The National Cyber Security Centre (NCSC) adds that resilience matters as much as defence - speed, clarity of roles and the ability to recover are almost as vital as prevention.
Drills can be enormously helpful in guiding effective responses if a company later suffers an attack. Realistic simulations expose weak spots, clarify decision-making lines and build collective confidence.
Lord Hunt told Parliament earlier this year, “Mighty Oak was a successful programme to test plans for full electricity restoration in the event of a national power outage. It was very successful and generated a number of learning points, and we now have a strong governance framework for oversight of the implementation of those recommendations.”(Ministerial Extracts: Energy Grid Resilience – 6 May 2025)
Aria Grace Law CIC Partner, Mark Parkhouse, summarises 9 practical actions points for preparing your resilience plan: Getting Ready for “Day Zero”
1. Emergency playbook - physical and digital
Keep a printed, off-system file naming key roles, numbers, escalation paths, trusted vendors and fallback processes. When IT is down, this becomes the authoritative plan for recovery.
2. Power your people and communications
Ensure staff trained to respond have mobile phones charged and turned on during agreed hours. It can be supportive to have at least one charged, independent communications option - landline, satellite link or handheld radio.
Businesses may pre-arrange meeting points, runners or courier routes. Mighty Oak showed that simple tool, like candles and manual logs, helped anchor early recovery. Emergency food or drink may be helpful for those in a security operations environment.
3. Run realistic, tiered simulations
Go beyond IT-only breaches. Practise degraded conditions: no connectivity, limited power, partial data loss, ongoing attack threats. Rehearse stakeholder messaging, regulator engagement and manual workflows. State and other agencies may be able to provide support. Their resources may be thinly spread and resilient businesses will plan to self-support at least in the earliest stages.
4. Embed clear roles and escalation lines
In crisis, uncertainty extends response times. Define who decides what, and under which triggers. Map interactions between legal, technical, comms and leadership teams.
5. Maintain shadow telemetry and situational awareness
Even if systems are compromised, key leaders need read-only access to logs, external threat feeds and status dashboards, if possible, via hardened or air-gapped outstations.
6. Pre-position fallback assets and contracts
Secure standby agreements. These might be contracted couriers, or staff trained to consider and deliver alternative roles. Consider: is there offsite power and emergency communications? Who will hold offline backup kits (for example encrypted laptops, satellite modems, batteries)?
7. Legal and regulatory readiness
Align with upcoming UK Cyber Security and Resilience Bill requirements (likely to include 24-hour reporting, wider).

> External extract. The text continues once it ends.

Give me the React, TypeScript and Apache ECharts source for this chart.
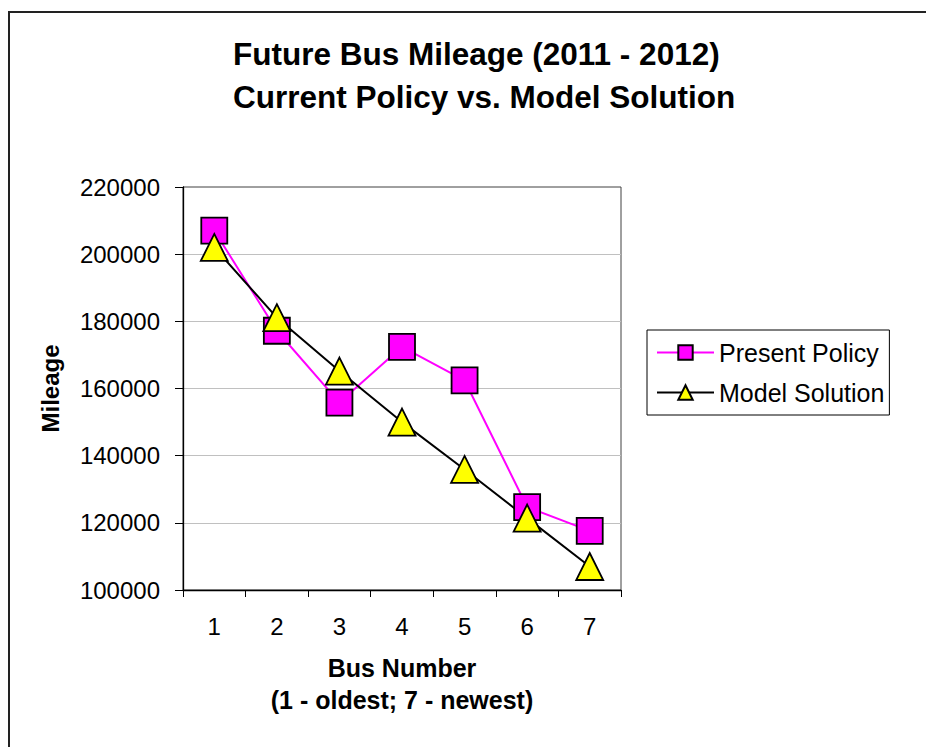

Prepare pre-drafted notifications, evidence chains and regulator narratives.
8. Learn, adapt, embed
After every drill, test or incident, capture and consider lessons and feed them into your maturity cycle. The UK Resilience Lessons Digests note that improvement after the drill is often the most transformative stage.
9. Leaders and executives keep in mind moral and welfare.
Keep people informed and remain optimistic. It won’t be the first time British resilience succeeds when we keep calm and carry on.